Data extract:

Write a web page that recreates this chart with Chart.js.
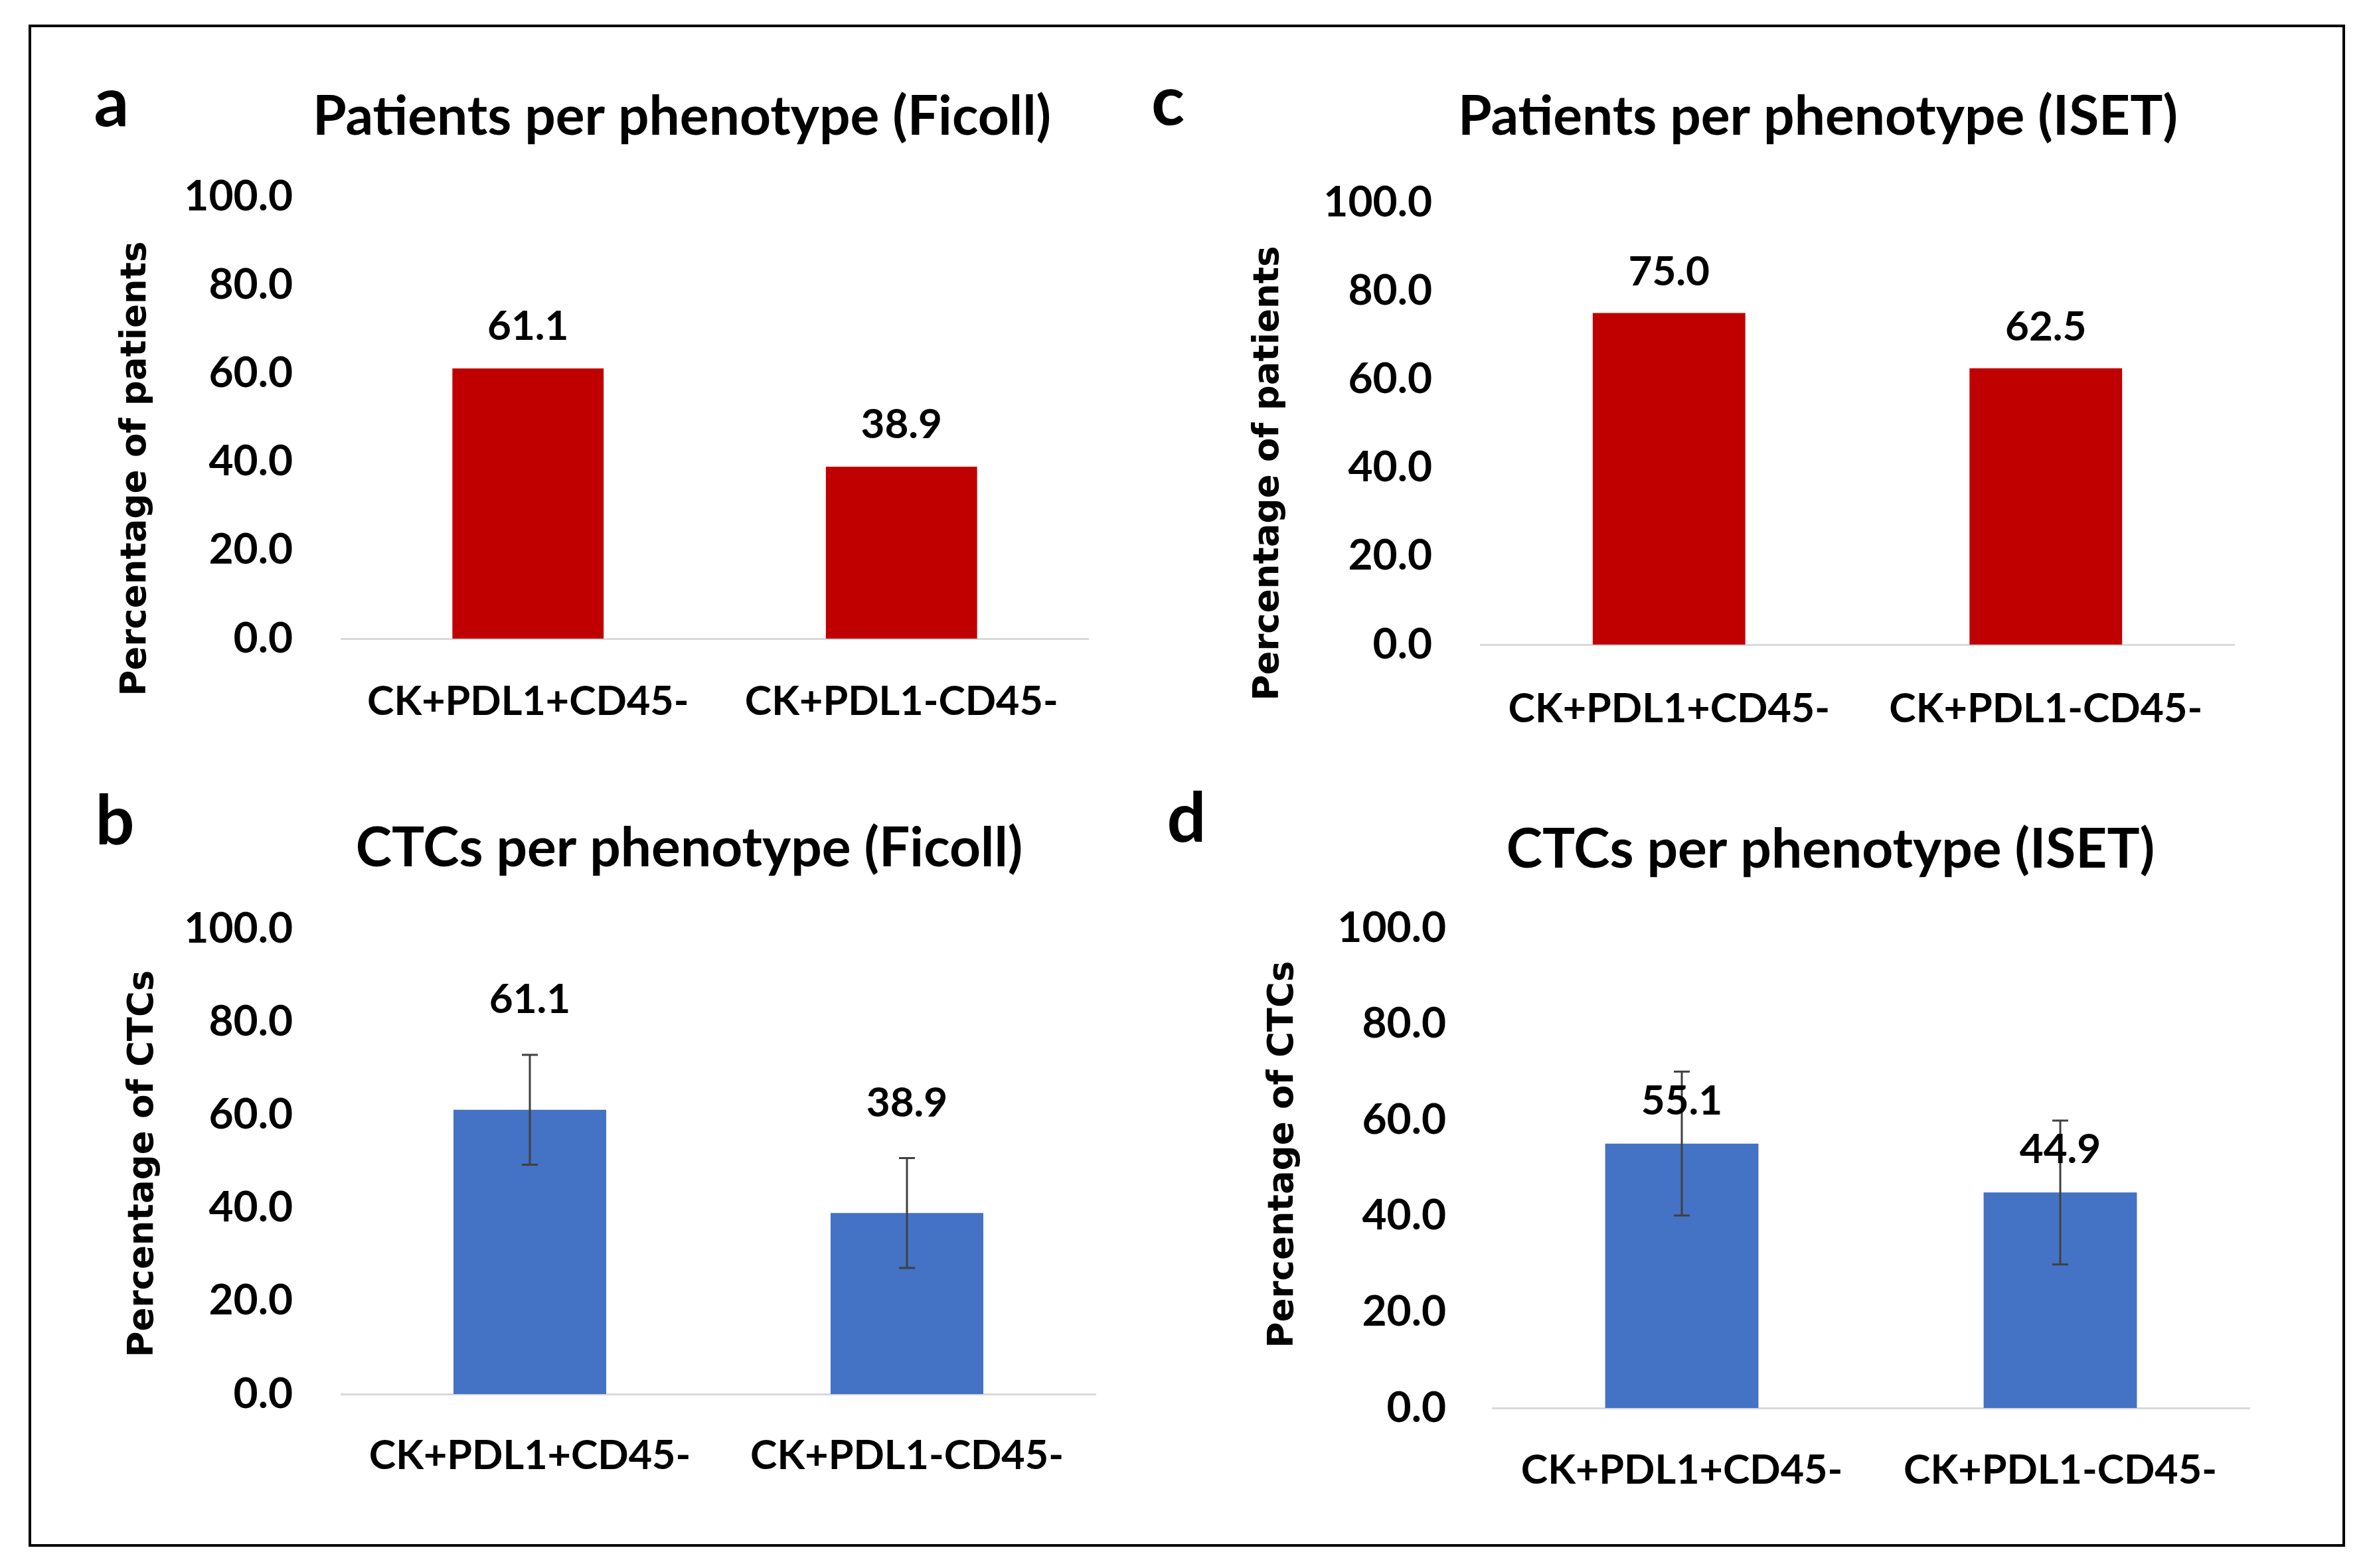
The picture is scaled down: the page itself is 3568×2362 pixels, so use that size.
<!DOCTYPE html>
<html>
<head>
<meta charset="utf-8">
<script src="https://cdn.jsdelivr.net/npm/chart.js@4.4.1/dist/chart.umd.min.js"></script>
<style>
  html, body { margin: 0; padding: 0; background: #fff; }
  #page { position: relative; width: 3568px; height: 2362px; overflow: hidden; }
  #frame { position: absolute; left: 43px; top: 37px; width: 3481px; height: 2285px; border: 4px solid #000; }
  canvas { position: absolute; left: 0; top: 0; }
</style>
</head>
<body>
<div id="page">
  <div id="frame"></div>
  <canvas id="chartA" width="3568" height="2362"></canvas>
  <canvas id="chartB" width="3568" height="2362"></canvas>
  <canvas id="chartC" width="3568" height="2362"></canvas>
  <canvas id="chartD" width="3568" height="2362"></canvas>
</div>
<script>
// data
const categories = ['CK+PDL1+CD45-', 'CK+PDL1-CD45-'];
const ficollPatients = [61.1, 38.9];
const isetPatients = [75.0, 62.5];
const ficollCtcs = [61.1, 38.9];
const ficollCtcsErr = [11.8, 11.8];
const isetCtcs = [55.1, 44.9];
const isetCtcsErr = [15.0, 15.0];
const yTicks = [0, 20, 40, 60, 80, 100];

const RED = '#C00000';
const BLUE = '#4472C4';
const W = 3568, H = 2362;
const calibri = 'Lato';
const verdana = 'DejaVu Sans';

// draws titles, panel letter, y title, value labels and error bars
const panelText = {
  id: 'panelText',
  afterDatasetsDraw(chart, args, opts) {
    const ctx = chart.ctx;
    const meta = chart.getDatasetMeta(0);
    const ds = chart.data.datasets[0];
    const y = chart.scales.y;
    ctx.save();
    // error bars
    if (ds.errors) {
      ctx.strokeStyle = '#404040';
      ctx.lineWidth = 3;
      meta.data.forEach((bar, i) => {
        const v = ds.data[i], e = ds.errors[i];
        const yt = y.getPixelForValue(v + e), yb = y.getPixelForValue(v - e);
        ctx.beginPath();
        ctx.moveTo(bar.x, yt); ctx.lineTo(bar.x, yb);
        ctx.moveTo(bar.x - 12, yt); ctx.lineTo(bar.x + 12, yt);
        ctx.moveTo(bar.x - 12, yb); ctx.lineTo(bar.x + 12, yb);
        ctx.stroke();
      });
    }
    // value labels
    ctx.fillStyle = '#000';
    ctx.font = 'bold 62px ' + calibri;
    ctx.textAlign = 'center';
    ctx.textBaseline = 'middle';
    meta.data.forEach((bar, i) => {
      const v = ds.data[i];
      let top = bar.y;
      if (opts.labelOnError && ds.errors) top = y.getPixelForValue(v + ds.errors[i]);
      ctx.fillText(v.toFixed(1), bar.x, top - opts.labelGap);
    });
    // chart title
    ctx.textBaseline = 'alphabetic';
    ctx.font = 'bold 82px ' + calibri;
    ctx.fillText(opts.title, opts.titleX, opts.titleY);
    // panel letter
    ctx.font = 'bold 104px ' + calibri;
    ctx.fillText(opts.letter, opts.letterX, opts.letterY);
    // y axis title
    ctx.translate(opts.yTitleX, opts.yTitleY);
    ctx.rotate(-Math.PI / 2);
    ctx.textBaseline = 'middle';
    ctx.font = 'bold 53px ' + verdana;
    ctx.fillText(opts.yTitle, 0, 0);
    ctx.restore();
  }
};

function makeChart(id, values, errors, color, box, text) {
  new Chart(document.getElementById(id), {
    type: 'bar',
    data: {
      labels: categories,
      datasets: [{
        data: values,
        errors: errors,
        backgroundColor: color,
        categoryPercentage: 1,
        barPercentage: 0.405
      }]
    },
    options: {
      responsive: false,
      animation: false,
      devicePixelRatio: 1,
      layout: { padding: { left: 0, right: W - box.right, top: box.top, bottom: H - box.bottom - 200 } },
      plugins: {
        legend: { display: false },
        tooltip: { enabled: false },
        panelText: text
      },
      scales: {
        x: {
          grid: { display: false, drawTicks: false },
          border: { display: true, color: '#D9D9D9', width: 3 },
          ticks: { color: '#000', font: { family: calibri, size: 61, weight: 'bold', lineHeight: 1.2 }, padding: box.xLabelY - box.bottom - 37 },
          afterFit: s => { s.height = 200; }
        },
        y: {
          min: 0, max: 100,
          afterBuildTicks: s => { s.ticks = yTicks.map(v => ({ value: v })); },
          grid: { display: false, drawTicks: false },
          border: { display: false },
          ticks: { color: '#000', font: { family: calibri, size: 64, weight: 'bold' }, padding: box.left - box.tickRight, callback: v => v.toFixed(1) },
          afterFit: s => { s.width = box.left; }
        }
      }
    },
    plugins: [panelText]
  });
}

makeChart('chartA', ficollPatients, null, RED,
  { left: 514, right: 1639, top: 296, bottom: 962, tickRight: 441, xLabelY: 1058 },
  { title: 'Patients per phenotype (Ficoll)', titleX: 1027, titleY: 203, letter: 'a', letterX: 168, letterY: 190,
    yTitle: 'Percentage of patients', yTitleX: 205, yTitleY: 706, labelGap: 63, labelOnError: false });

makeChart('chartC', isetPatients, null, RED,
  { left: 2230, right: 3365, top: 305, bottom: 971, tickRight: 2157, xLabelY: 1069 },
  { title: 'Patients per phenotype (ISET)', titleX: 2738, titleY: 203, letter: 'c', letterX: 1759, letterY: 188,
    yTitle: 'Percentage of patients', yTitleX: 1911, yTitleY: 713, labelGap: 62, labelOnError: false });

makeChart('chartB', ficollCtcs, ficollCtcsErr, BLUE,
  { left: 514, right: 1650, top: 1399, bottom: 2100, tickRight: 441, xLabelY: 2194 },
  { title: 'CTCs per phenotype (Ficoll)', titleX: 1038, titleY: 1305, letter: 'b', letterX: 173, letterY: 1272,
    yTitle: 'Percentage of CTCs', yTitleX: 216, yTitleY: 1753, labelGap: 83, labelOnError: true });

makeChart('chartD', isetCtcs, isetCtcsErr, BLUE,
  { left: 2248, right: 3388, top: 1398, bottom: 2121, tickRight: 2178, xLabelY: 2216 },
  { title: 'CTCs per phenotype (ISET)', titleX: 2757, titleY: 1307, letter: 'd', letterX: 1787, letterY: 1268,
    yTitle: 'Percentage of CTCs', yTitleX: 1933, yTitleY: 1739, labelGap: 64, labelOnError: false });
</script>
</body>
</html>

Aim: All of the data above should be quoted exactly, except for the pictures.

Result:
Write a web page that recreates this chart with Chart.js.
The picture is scaled down: the page itself is 3568×2362 pixels, so use that size.
<!DOCTYPE html>
<html>
<head>
<meta charset="utf-8">
<script src="https://cdn.jsdelivr.net/npm/chart.js@4.4.1/dist/chart.umd.min.js"></script>
<style>
  html, body { margin: 0; padding: 0; background: #fff; }
  #page { position: relative; width: 3568px; height: 2362px; overflow: hidden; }
  #frame { position: absolute; left: 43px; top: 37px; width: 3481px; height: 2285px; border: 4px solid #000; }
  canvas { position: absolute; left: 0; top: 0; }
</style>
</head>
<body>
<div id="page">
  <div id="frame"></div>
  <canvas id="chartA" width="3568" height="2362"></canvas>
  <canvas id="chartB" width="3568" height="2362"></canvas>
  <canvas id="chartC" width="3568" height="2362"></canvas>
  <canvas id="chartD" width="3568" height="2362"></canvas>
</div>
<script>
// data
const categories = ['CK+PDL1+CD45-', 'CK+PDL1-CD45-'];
const ficollPatients = [61.1, 38.9];
const isetPatients = [75.0, 62.5];
const ficollCtcs = [61.1, 38.9];
const ficollCtcsErr = [11.8, 11.8];
const isetCtcs = [55.1, 44.9];
const isetCtcsErr = [15.0, 15.0];
const yTicks = [0, 20, 40, 60, 80, 100];

const RED = '#C00000';
const BLUE = '#4472C4';
const W = 3568, H = 2362;
const calibri = 'Lato';
const verdana = 'DejaVu Sans';

// draws titles, panel letter, y title, value labels and error bars
const panelText = {
  id: 'panelText',
  afterDatasetsDraw(chart, args, opts) {
    const ctx = chart.ctx;
    const meta = chart.getDatasetMeta(0);
    const ds = chart.data.datasets[0];
    const y = chart.scales.y;
    ctx.save();
    // error bars
    if (ds.errors) {
      ctx.strokeStyle = '#404040';
      ctx.lineWidth = 3;
      meta.data.forEach((bar, i) => {
        const v = ds.data[i], e = ds.errors[i];
        const yt = y.getPixelForValue(v + e), yb = y.getPixelForValue(v - e);
        ctx.beginPath();
        ctx.moveTo(bar.x, yt); ctx.lineTo(bar.x, yb);
        ctx.moveTo(bar.x - 12, yt); ctx.lineTo(bar.x + 12, yt);
        ctx.moveTo(bar.x - 12, yb); ctx.lineTo(bar.x + 12, yb);
        ctx.stroke();
      });
    }
    // value labels
    ctx.fillStyle = '#000';
    ctx.font = 'bold 62px ' + calibri;
    ctx.textAlign = 'center';
    ctx.textBaseline = 'middle';
    meta.data.forEach((bar, i) => {
      const v = ds.data[i];
      let top = bar.y;
      if (opts.labelOnError && ds.errors) top = y.getPixelForValue(v + ds.errors[i]);
      ctx.fillText(v.toFixed(1), bar.x, top - opts.labelGap);
    });
    // chart title
    ctx.textBaseline = 'alphabetic';
    ctx.font = 'bold 82px ' + calibri;
    ctx.fillText(opts.title, opts.titleX, opts.titleY);
    // panel letter
    ctx.font = 'bold 104px ' + calibri;
    ctx.fillText(opts.letter, opts.letterX, opts.letterY);
    // y axis title
    ctx.translate(opts.yTitleX, opts.yTitleY);
    ctx.rotate(-Math.PI / 2);
    ctx.textBaseline = 'middle';
    ctx.font = 'bold 53px ' + verdana;
    ctx.fillText(opts.yTitle, 0, 0);
    ctx.restore();
  }
};

function makeChart(id, values, errors, color, box, text) {
  new Chart(document.getElementById(id), {
    type: 'bar',
    data: {
      labels: categories,
      datasets: [{
        data: values,
        errors: errors,
        backgroundColor: color,
        categoryPercentage: 1,
        barPercentage: 0.405
      }]
    },
    options: {
      responsive: false,
      animation: false,
      devicePixelRatio: 1,
      layout: { padding: { left: 0, right: W - box.right, top: box.top, bottom: H - box.bottom - 200 } },
      plugins: {
        legend: { display: false },
        tooltip: { enabled: false },
        panelText: text
      },
      scales: {
        x: {
          grid: { display: false, drawTicks: false },
          border: { display: true, color: '#D9D9D9', width: 3 },
          ticks: { color: '#000', font: { family: calibri, size: 61, weight: 'bold', lineHeight: 1.2 }, padding: box.xLabelY - box.bottom - 37 },
          afterFit: s => { s.height = 200; }
        },
        y: {
          min: 0, max: 100,
          afterBuildTicks: s => { s.ticks = yTicks.map(v => ({ value: v })); },
          grid: { display: false, drawTicks: false },
          border: { display: false },
          ticks: { color: '#000', font: { family: calibri, size: 64, weight: 'bold' }, padding: box.left - box.tickRight, callback: v => v.toFixed(1) },
          afterFit: s => { s.width = box.left; }
        }
      }
    },
    plugins: [panelText]
  });
}

makeChart('chartA', ficollPatients, null, RED,
  { left: 514, right: 1639, top: 296, bottom: 962, tickRight: 441, xLabelY: 1058 },
  { title: 'Patients per phenotype (Ficoll)', titleX: 1027, titleY: 203, letter: 'a', letterX: 168, letterY: 190,
    yTitle: 'Percentage of patients', yTitleX: 205, yTitleY: 706, labelGap: 63, labelOnError: false });

makeChart('chartC', isetPatients, null, RED,
  { left: 2230, right: 3365, top: 305, bottom: 971, tickRight: 2157, xLabelY: 1069 },
  { title: 'Patients per phenotype (ISET)', titleX: 2738, titleY: 203, letter: 'c', letterX: 1759, letterY: 188,
    yTitle: 'Percentage of patients', yTitleX: 1911, yTitleY: 713, labelGap: 62, labelOnError: false });

makeChart('chartB', ficollCtcs, ficollCtcsErr, BLUE,
  { left: 514, right: 1650, top: 1399, bottom: 2100, tickRight: 441, xLabelY: 2194 },
  { title: 'CTCs per phenotype (Ficoll)', titleX: 1038, titleY: 1305, letter: 'b', letterX: 173, letterY: 1272,
    yTitle: 'Percentage of CTCs', yTitleX: 216, yTitleY: 1753, labelGap: 83, labelOnError: true });

makeChart('chartD', isetCtcs, isetCtcsErr, BLUE,
  { left: 2248, right: 3388, top: 1398, bottom: 2121, tickRight: 2178, xLabelY: 2216 },
  { title: 'CTCs per phenotype (ISET)', titleX: 2757, titleY: 1307, letter: 'd', letterX: 1787, letterY: 1268,
    yTitle: 'Percentage of CTCs', yTitleX: 1933, yTitleY: 1739, labelGap: 64, labelOnError: false });
</script>
</body>
</html>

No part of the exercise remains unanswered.